Accidents are not the only side effects of bad roads, surprisingly in Lagos, economic opportunities arise from terrible situations, in this case, when roads are not constructed properly, and officials are not appointed to man the roads using road safety laws, desperately opportunistic individuals set up road side shops amongst other things.

Marketers setting up shop on the pedestrian walkaway

Lagosians who are not privileged enough to rent or buy a shop of their own in a designated market place, have come to adopt the rampant habit of setting up shop just at the road side, specifically at the pedestrian walkway.

The required formula to have a road side shop is simple really, all one needs is a small disposable wooden shed or a mere table, an umbrella in the case where you have just a table, which in reality isn’t obligatory and the goods intended for sale. Traders sell their products unchecked and unapproved, a practice that is primarily common among food vendors. Traders quickly get comfortable in undesignated trade zones, and Lagosians have come to normalize this behaviour.

It then becomes easy to see that the domino effect here is that, a state government unwilling to take its economic structures seriously, would have to deal with a people unwilling to take the state’s infrastructures seriously. If the head is rotten the rest of the body would be too.

In metropolises like Ajah, Lekki, or Ikoyi, where there is more civility, you will seldom find these sort of prohibited road markets, basically because of the attention and resources the government has put in these places, and how well it is properly staffed, marketers here are restricted to market places and not roadsides, so they don’t constitute all sorts of nuisances and litter the streets, but in places like, Orile, Abulado, Iyanoba, the more ghetto parts of Lagos, traders are beset all over the street, seeing as there are no rules against it. The effect of this ranges from unusable walkways, to excessive littering, to traffic jams, to fights and sometimes crime.

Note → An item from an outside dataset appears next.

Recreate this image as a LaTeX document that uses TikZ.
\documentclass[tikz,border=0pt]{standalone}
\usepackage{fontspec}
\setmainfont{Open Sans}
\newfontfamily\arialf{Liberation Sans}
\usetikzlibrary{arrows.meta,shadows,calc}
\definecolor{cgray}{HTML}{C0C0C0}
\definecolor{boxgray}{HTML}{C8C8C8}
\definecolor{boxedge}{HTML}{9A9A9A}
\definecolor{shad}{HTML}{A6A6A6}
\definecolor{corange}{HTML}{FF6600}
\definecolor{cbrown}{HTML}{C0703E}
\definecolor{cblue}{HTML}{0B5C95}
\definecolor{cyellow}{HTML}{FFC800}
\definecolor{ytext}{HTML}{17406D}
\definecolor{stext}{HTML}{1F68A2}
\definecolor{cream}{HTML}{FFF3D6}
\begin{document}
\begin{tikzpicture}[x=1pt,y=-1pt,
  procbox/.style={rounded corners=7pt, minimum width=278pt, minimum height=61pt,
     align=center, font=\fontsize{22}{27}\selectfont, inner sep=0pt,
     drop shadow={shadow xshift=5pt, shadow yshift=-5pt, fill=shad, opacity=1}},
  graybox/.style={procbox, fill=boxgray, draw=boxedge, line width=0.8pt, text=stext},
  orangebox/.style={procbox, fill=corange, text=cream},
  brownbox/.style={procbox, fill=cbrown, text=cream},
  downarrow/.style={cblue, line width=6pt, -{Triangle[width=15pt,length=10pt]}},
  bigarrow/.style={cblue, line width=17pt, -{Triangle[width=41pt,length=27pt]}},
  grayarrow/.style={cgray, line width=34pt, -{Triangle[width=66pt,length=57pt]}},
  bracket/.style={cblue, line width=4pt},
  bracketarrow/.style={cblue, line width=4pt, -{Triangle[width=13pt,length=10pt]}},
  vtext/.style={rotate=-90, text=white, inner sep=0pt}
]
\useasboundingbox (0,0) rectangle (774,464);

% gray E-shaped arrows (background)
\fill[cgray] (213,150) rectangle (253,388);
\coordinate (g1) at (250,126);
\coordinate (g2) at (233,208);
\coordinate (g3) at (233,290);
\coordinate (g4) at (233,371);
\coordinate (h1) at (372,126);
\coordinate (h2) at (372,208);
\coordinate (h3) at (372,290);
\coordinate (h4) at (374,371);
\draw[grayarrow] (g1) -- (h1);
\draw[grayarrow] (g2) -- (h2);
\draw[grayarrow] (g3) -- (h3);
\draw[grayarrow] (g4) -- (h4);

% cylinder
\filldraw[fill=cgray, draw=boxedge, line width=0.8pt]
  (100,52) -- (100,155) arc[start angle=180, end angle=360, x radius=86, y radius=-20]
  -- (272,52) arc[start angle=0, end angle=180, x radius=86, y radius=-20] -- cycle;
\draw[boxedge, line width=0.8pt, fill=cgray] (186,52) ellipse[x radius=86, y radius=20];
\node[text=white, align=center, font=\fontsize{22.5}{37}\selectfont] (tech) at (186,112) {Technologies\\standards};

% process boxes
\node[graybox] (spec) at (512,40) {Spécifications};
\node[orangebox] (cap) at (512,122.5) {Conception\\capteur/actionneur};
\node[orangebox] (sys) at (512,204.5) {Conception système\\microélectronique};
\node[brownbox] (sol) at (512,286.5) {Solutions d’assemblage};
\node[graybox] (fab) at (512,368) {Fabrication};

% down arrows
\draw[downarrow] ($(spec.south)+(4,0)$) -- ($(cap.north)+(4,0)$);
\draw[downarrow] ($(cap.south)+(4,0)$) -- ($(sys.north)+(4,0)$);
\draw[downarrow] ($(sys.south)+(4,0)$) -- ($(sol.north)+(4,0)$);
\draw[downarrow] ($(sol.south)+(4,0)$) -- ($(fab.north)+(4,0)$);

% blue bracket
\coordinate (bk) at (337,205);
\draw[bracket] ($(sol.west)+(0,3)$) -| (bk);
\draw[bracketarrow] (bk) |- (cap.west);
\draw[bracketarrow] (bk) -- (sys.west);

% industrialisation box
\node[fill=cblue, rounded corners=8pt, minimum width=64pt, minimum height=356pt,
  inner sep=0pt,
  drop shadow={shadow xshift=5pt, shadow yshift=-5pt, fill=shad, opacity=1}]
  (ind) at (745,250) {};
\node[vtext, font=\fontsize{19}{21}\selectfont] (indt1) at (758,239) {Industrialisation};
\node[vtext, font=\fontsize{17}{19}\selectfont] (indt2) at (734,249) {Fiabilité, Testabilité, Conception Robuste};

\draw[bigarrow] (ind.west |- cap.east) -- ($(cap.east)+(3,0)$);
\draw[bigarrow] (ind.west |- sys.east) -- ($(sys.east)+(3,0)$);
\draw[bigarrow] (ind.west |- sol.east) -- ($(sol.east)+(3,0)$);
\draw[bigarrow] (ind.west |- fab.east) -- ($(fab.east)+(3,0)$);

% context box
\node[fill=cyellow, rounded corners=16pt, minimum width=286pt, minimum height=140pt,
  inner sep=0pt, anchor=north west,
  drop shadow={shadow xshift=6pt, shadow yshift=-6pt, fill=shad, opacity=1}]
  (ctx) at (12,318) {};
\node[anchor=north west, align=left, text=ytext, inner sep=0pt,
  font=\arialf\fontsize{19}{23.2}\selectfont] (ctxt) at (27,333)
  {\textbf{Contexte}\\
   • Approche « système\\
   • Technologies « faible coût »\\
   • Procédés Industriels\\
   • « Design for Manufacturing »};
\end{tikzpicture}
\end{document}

Litter from corn sellers, littering the roadside

This issue seems to have caught the attention of the current Lagos administration and lately, it looks like the government is taking action to remedy the problem. According to eyewitnesses, it was reported that the current governor of Lagos state, paid a visit to the dreadful roads of the Lagos Badagry Express way, after much complaints from both residents and non-residents, be it through videos and pictures surfacing on social media to news outlets reporting the disgusting state of the roads or direct complains sent to the governor’s office.

The administration seems to be invested in cleaning these parts of Lagos, and so far efforts to do so have been micro aggressive. Government officials have taken to completely clearing away the traders who are making a living selling on the roadside in some parts of the metropolis, an action that could have both positive and negative effects, all owing to the negligence of the previous administration.

It’s no secret that the Lagos is Nigeria’s version of ‘The land of opportunity.’ People running to Lagos are looking to escape a life of rural isolation and run into the arms of an economic giant, to become a part of something bigger.

These people are on a quest for a slice of the country’s wealth and most of them seem to gravitate towards Lagos, for promise of a better life. To its credit, Lagos in a sense offers them as best as it can the opportunity to earn a living. This desperate search has been the number one reason for overpopulation in the state. An overpopulation that affects even the market.

There is great demand in Lagos and as such there is need for great supply, and lastly there is great competition. In an already highly competitive market, the government actions of clearing traders off their self-designated trade zone could appear as an attack on people’s livelihood.

Marketers returning to the newly constructed Alakija intersection, after they were chased away

While it is commendable that the government is taking this huge step to cleaning the city, it is also important that they create contingency plans for the people who would directly be affected by this change, because the reality is, if people are not provided with the resources they need to survive, they will create their own.

Chasing traders off the roadside is not a bad idea it makes the city cleaner and gives the state a better image, but if the traders being chased away have nowhere to go, the domino effect of this development might lead to an even greater economic crisis than the government is trying so desperately to remedy.

So it is very important that the new administration moves not only to implement projects but also to implement ideas that solve people’s immediate problems. The task is difficult but if the Lagos government continues to short hand ideas, infrastructures would inevitably crumble, and the domino effect would continue to roll.